O meu pai entra, inesperadamente cedo nesse dia. Ali olha para mim sem conseguir disfarçar o choque. Ela não o conhecia.

— Que vamos fazer? — sobressaltámo-nos.

Pânico, pensei.

— Vai para debaixo da cama — disse-lhe com brusquidão.

— O quê?

O olhar dela dizia-me que só podia estar a brincar. O meu disse-lhe que não estava. Se ela não conhecia Bob Hewson, eu conhecia-o demasiado bem.

— Eu não caibo ali.

— Cabes. Tens de caber.

Ela coube.

No momento em que o meu pai chegou ao cimo das escadas e entrou no meu quarto.

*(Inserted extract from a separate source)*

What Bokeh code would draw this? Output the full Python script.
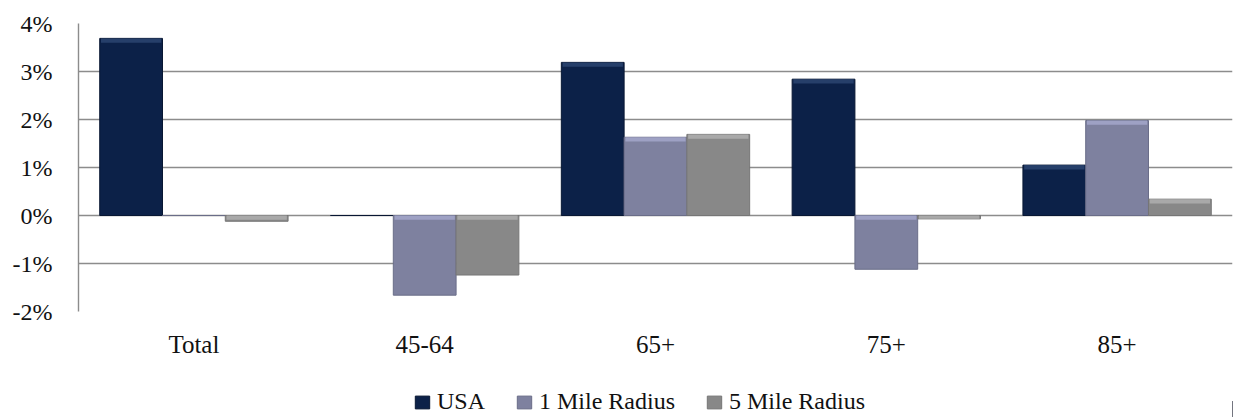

— Pelo amor de Deus, o que estás a fazer na cama a esta hora?

— Estou doente — menti, embora tenha começado a ficar um pouco enjoado, como se me encontrasse no local do crime, como se eu fosse o crime.

— Cof… cof — tossi ruidosamente. — Dói-me a garganta.

De todos os dias que o meu pai, mestre da grande Pantomima e da pequena Ópera, poderia ter escolhido para me mostrar o quanto gostava de mim, teve de ser logo aquele. Escolheu aquele para se sentar na minha cama e fazer-me uma série de perguntas relacionadas com o meu bem-estar. Entretanto, Alison Stewart sufocava debaixo do peso de dois Hewson, poucos centímetros acima dela.

Esta é uma situação, ouso até dizer, uma condição, de que ela não se esquecerá facilmente.